Sin embargo, hay algunas teorías interesantes en el camino. Los mecanismos cerebrales involucrados en la atracción romántica se parecen sospechosamente a los que se activan en los afectados por un trastorno obsesivo compulsivo (TOC). Tanto el pensamiento obsesivo como la preocupación por los detalles más insignificantes son elementos distintivos de ambos estados. Por lo tanto se podrían usar fármacos contra el TOC para el desamor.
Tanto el pensamiento obsesivo como la preocupación por los detalles más insignificantes son elementos distintivos del amor y del TOC
Investigadores estadounidenses explicaron a principios de la década de 2000 el efecto Westermarck. Ciertos mecanismos olfativos se establecen en el cerebro de los niños que viven juntos en un periodo determinado, de forma que al encontrarse en la edad adulta, se rechazan entre ellos para el amor.
Si se consiguiera reabrir ese periodo con tratamientos farmacológicos, se podría vacunar a alguien contra la atracción por una determinada persona.
Aplacar el apego
Es lo más lejano a convertirse en realidad en humanos, aunque se ha logrado en los topillos de la pradera. Hay bases científicas para pensar en esta posibilidad, ya que muchas de las regiones asociadas al apego a largo plazo en estos animales lo están también en los humanos. Son áreas con muchos receptores por hormonas muy conocidas, como la oxitocina, la vasopresina o la dopamina.

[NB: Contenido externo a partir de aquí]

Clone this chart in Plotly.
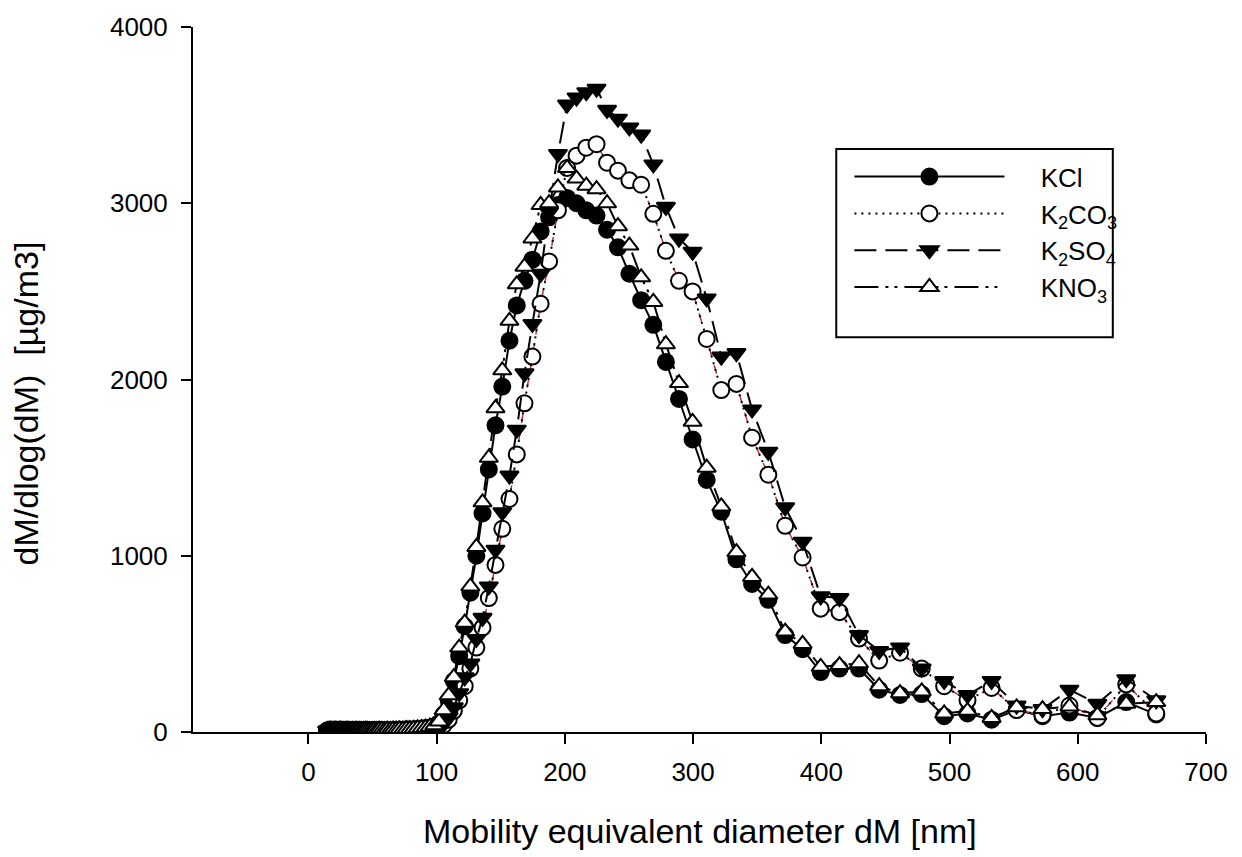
import plotly.graph_objects as go

# Mobility diameter channels [nm]
diam_nm = [14.6, 15.1, 15.7, 16.3, 16.8, 17.5, 18.1, 18.8, 19.5, 20.2,
           20.9, 21.7, 22.5, 23.3, 24.1, 25.0, 25.9, 26.9, 27.9, 28.9,
           30.0, 31.1, 32.2, 33.4, 34.6, 35.9, 37.2, 38.5, 40.0, 41.4,
           42.9, 44.5, 46.1, 47.8, 49.6, 51.4, 53.3, 55.2, 57.3, 59.4,
           61.5, 63.8, 66.1, 68.5, 71.0, 73.7, 76.4, 79.1, 82.0, 85.1,
           88.2, 91.4, 94.7, 98.2, 101.8, 105.5, 109.4, 113.4, 117.6, 121.9,
           126.3, 131.0, 135.8, 140.7, 145.9, 151.2, 156.8, 162.5, 168.5, 174.7,
           181.1, 187.7, 194.6, 201.7, 209.1, 216.7, 224.7, 232.9, 241.4, 250.3,
           259.5, 269.0, 278.8, 289.0, 299.6, 310.6, 322.0, 333.8, 346.0, 358.7,
           371.8, 385.4, 399.5, 414.2, 429.4, 445.1, 461.4, 478.3, 495.8, 514.0,
           532.8, 552.3, 572.5, 593.5, 615.3, 637.8, 661.2]

kcl = [8, 10, 9, 11, 10, 12, 10, 9, 11, 10,
       12, 11, 10, 9, 11, 12, 10, 11, 9, 10,
       12, 11, 10, 9, 11, 10, 12, 10, 11, 9,
       10, 12, 11, 10, 9, 11, 10, 12, 11, 10,
       12, 11, 13, 12, 14, 13, 15, 14, 16, 18,
       20, 22, 26, 32, 50, 100, 180, 290, 430, 600,
       790, 1000, 1240, 1490, 1740, 1960, 2220, 2420, 2560, 2680,
       2840, 2920, 2990, 3030, 3000, 2960, 2930, 2850, 2750, 2600,
       2450, 2310, 2100, 1890, 1660, 1430, 1250, 980, 840, 750,
       550, 470, 340, 360, 360, 240, 210, 215, 90, 105,
       70, 125, 90, 110, 80, 170, 100]

k2co3 = [6, 8, 7, 9, 8, 10, 9, 8, 7, 9,
         10, 8, 9, 7, 8, 10, 9, 8, 7, 9,
         8, 10, 9, 8, 7, 9, 8, 10, 9, 8,
         7, 9, 10, 8, 9, 7, 8, 10, 9, 8,
         9, 8, 10, 9, 11, 10, 12, 11, 12, 13,
         14, 15, 16, 18, 20, 40, 70, 120, 180, 260,
         360, 479, 592, 760, 948, 1153, 1322, 1575, 1865, 2130,
         2430, 2670, 2960, 3200, 3270, 3315, 3335, 3230, 3185, 3130,
         3105, 2940, 2730, 2560, 2500, 2230, 1940, 1975, 1670, 1460,
         1170, 990, 700, 680, 530, 405, 450, 360, 260, 180,
         250, 125, 95, 150, 80, 270, 105]

k2so4 = [7, 9, 8, 10, 9, 11, 10, 8, 9, 10,
         11, 9, 10, 8, 9, 11, 10, 9, 8, 10,
         9, 11, 10, 9, 8, 10, 9, 11, 10, 9,
         8, 10, 11, 9, 10, 8, 9, 11, 10, 9,
         10, 9, 11, 10, 12, 11, 12, 12, 13, 14,
         15, 16, 17, 19, 22, 45, 85, 140, 220, 310,
         388, 528, 648, 826, 1034, 1247, 1455, 1715, 2035, 2315,
         2600, 2950, 3280, 3560, 3600, 3630, 3650, 3530, 3480, 3430,
         3390, 3220, 2980, 2800, 2725, 2460, 2130, 2150, 1830, 1590,
         1275, 1080, 770, 760, 550, 460, 480, 360, 290, 210,
         290, 150, 130, 240, 160, 300, 180]

kno3 = [9, 11, 10, 12, 11, 13, 11, 10, 12, 11,
        13, 12, 11, 10, 12, 13, 11, 12, 10, 11,
        13, 12, 11, 10, 12, 11, 13, 11, 12, 10,
        11, 13, 12, 11, 10, 12, 11, 13, 12, 11,
        13, 12, 14, 13, 15, 14, 16, 16, 18, 20,
        22, 25, 30, 38, 60, 124, 208, 311, 479, 620,
        826, 1050, 1303, 1556, 1837, 2052, 2333, 2540, 2640, 2800,
        2990, 3000, 3090, 3200, 3140, 3100, 3080, 3000, 2870, 2760,
        2580, 2440, 2200, 1980, 1760, 1500, 1280, 1020, 880, 780,
        570, 500, 370, 380, 390, 260, 220, 230, 105, 120,
        80, 140, 130, 145, 95, 160, 170]

x_ticks = [0, 100, 200, 300, 400, 500, 600, 700]
y_ticks = [0, 1000, 2000, 3000, 4000]

FONT = "Liberation Sans, Arial, sans-serif"
mk_line = dict(color="black", width=2)
GAP = "\u2003\u2009"  # spacing between legend symbol and text

fig = go.Figure()

fig.add_trace(go.Scatter(
    x=diam_nm, y=kcl, name=GAP + "KCl", mode="lines+markers",
    line=dict(color="black", width=2),
    marker=dict(symbol="circle", size=16, color="black", line=mk_line)))

fig.add_trace(go.Scatter(
    x=diam_nm, y=k2co3, mode="lines", showlegend=False, hoverinfo="skip",
    line=dict(color="#c0282d", width=1.4, dash="dash")))

fig.add_trace(go.Scatter(
    x=diam_nm, y=k2co3, name=GAP + "K<sub>2</sub>CO<sub>3</sub>", mode="lines+markers",
    line=dict(color="black", width=2, dash="2px,5px"),
    marker=dict(symbol="circle", size=16, color="white", line=mk_line)))

fig.add_trace(go.Scatter(
    x=diam_nm, y=k2so4, name=GAP + "K<sub>2</sub>SO<sub>4</sub>", mode="lines+markers",
    line=dict(color="black", width=2, dash="22px,9px"),
    marker=dict(symbol="triangle-down", size=16, color="black", line=mk_line)))

fig.add_trace(go.Scatter(
    x=diam_nm, y=kno3, name=GAP + "KNO<sub>3</sub>", mode="lines+markers",
    line=dict(color="black", width=2, dash="24px,7px,3px,6px,3px,7px"),
    marker=dict(symbol="triangle-up", size=16, color="white", line=mk_line)))

fig.update_layout(
    width=1242, height=857,
    margin=dict(l=193, r=36, t=20, b=125),
    paper_bgcolor="white", plot_bgcolor="white",
    font=dict(family=FONT, size=26, color="black"),
    showlegend=True,
    legend=dict(
        x=0.648, y=0.821, xanchor="left", yanchor="top",
        bgcolor="rgba(255,255,255,0)", borderwidth=0,
        itemwidth=150, font=dict(family=FONT, size=26),
        tracegroupgap=0,
    ),
    shapes=[dict(type="rect", xref="paper", yref="paper",
                 x0=0.635, x1=0.908, y0=0.560, y1=0.827,
                 line=dict(color="black", width=2), fillcolor="rgba(0,0,0,0)")],
    annotations=[
        dict(text="Mobility equivalent diameter dM [nm]", xref="paper", yref="paper",
             x=0.5, y=-0.1404, xanchor="center", yanchor="middle", showarrow=False,
             font=dict(family=FONT, size=34, color="black")),
        dict(text="dM/dlog(dM)  [µg/m3]", xref="paper", yref="paper",
             x=-0.1639, y=0.466, xanchor="center", yanchor="middle", showarrow=False,
             textangle=-90, font=dict(family=FONT, size=34, color="black")),
    ],
)

fig.update_xaxes(
    range=[-90, 700], tickvals=x_ticks, ticks="outside", ticklen=10, tickwidth=2,
    tickcolor="black", showline=True, linecolor="black", linewidth=2,
    showgrid=False, zeroline=False, ticklabelstandoff=6,
    tickfont=dict(family=FONT, size=26))

fig.update_yaxes(
    range=[0, 4000], tickvals=y_ticks, ticks="outside", ticklen=10, tickwidth=2,
    tickcolor="black", showline=True, linecolor="black", linewidth=2,
    showgrid=False, zeroline=False, ticklabelstandoff=8,
    tickfont=dict(family=FONT, size=26))

fig.write_html("out.html")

No sentirán apego copulen las veces que copulen o por mucho que el otro animal intente que lo sienta
De nuevo, habría un efecto secundario quizás no deseado. Si se replicara en personas lo que se ha hecho en topillos -administrar agonistas de estas hormonas- ocurriría lo que pasó con los mamíferos: olvidaron a sus parejas, sí, pero lo hicieron dándole a la cópula de forma descontrolada.
Otra posible vía de actuación está relacionada con las drogas recreativas. Según diversos estudios recientes hay cierto paralelismo entre el amor y la adicción, tanto en el sentido anatómico, como neuroquímico, fenomenológico y de comportamiento.
Los investigadores Burkett y Young sugerían en 2012 una inquietante posibilidad: si ambas sensaciones se rigen por los mecanismos, los tratamientos para tratar el mono podrían ser eficaces también para una mala ruptura. ¿Veremos pronto centros de desintoxicación para enamorados despechados?